[Problem] For this exercise, write out exactly, and only, the lines running from the line that contains "What matplotlib code" through the line that contains "ax = fig.add_axes([111/723, 1".

## Begin The input

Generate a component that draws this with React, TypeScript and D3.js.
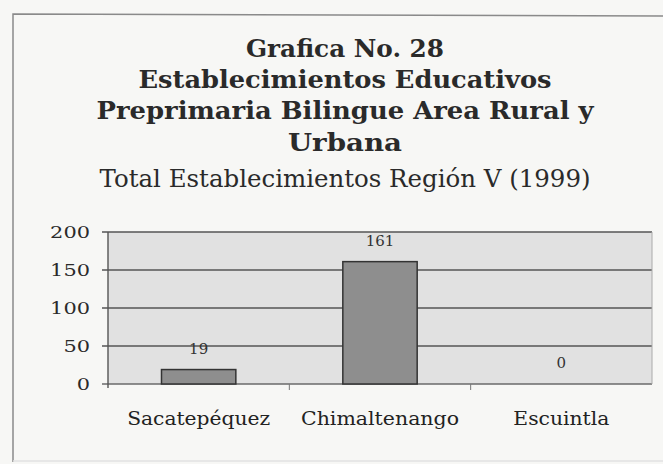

## End The input
## Begin The input

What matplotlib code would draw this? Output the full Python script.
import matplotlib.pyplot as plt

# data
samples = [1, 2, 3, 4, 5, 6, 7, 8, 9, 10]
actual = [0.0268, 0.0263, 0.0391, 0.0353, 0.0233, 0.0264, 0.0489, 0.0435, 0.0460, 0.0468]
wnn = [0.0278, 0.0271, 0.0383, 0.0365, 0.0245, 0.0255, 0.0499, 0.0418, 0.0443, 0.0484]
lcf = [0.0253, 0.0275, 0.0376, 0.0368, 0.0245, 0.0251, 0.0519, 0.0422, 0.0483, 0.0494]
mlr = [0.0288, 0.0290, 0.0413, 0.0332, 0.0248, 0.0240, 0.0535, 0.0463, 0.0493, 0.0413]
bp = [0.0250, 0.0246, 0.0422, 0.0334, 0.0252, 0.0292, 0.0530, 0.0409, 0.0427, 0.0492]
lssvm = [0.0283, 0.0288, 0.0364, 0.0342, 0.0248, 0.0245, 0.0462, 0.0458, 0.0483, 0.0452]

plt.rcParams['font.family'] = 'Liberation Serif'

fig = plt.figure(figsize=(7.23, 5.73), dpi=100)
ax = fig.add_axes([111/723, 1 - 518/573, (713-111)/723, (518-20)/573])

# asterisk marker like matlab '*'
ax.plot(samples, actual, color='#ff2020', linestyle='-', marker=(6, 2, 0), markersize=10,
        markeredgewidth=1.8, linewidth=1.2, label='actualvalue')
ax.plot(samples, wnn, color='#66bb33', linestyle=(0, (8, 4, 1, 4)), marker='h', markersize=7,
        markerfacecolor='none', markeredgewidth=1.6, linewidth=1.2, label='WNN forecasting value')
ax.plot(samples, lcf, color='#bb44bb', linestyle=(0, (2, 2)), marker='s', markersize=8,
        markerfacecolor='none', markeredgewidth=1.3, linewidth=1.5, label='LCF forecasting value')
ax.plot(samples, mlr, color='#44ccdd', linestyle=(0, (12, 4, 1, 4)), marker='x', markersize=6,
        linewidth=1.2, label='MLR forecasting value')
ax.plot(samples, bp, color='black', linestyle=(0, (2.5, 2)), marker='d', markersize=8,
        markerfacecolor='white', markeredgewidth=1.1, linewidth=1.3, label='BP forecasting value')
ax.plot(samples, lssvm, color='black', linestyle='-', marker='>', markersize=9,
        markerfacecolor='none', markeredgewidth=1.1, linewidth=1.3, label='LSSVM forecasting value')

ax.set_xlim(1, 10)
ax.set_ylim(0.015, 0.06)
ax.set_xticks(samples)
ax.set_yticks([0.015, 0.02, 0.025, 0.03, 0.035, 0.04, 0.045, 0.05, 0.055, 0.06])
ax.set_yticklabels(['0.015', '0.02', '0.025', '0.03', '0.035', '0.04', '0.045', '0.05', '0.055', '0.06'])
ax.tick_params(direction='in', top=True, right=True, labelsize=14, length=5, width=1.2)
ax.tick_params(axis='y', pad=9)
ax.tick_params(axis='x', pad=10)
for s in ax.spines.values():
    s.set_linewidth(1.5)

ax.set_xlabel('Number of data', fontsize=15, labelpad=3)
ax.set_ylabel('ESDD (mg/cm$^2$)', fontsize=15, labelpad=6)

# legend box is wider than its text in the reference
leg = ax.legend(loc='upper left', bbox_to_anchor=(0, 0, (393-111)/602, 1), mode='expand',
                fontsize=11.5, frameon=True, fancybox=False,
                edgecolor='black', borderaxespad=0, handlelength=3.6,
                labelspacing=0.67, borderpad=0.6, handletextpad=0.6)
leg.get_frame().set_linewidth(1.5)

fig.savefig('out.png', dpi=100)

## End The input
## Begin The input

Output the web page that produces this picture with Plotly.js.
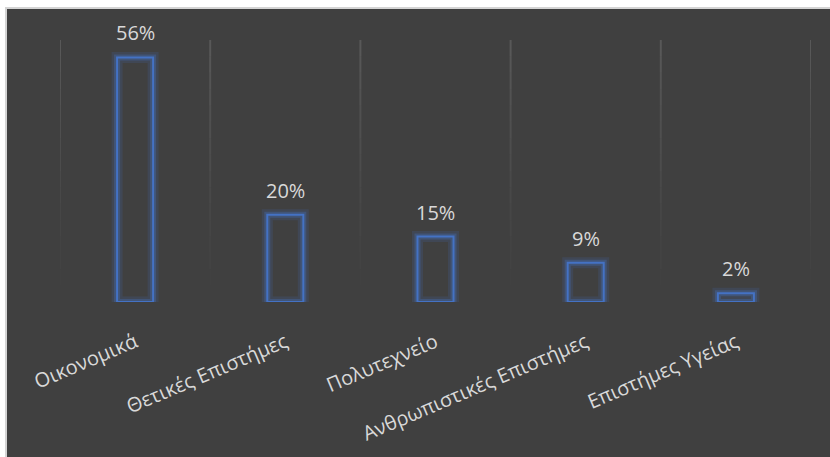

## End The input

[Response for this exercise]
What matplotlib code would draw this? Output the full Python script.
import matplotlib.pyplot as plt

# data
samples = [1, 2, 3, 4, 5, 6, 7, 8, 9, 10]
actual = [0.0268, 0.0263, 0.0391, 0.0353, 0.0233, 0.0264, 0.0489, 0.0435, 0.0460, 0.0468]
wnn = [0.0278, 0.0271, 0.0383, 0.0365, 0.0245, 0.0255, 0.0499, 0.0418, 0.0443, 0.0484]
lcf = [0.0253, 0.0275, 0.0376, 0.0368, 0.0245, 0.0251, 0.0519, 0.0422, 0.0483, 0.0494]
mlr = [0.0288, 0.0290, 0.0413, 0.0332, 0.0248, 0.0240, 0.0535, 0.0463, 0.0493, 0.0413]
bp = [0.0250, 0.0246, 0.0422, 0.0334, 0.0252, 0.0292, 0.0530, 0.0409, 0.0427, 0.0492]
lssvm = [0.0283, 0.0288, 0.0364, 0.0342, 0.0248, 0.0245, 0.0462, 0.0458, 0.0483, 0.0452]

plt.rcParams['font.family'] = 'Liberation Serif'

fig = plt.figure(figsize=(7.23, 5.73), dpi=100)
ax = fig.add_axes([111/723, 1 - 518/573, (713-111)/723, (518-20)/573])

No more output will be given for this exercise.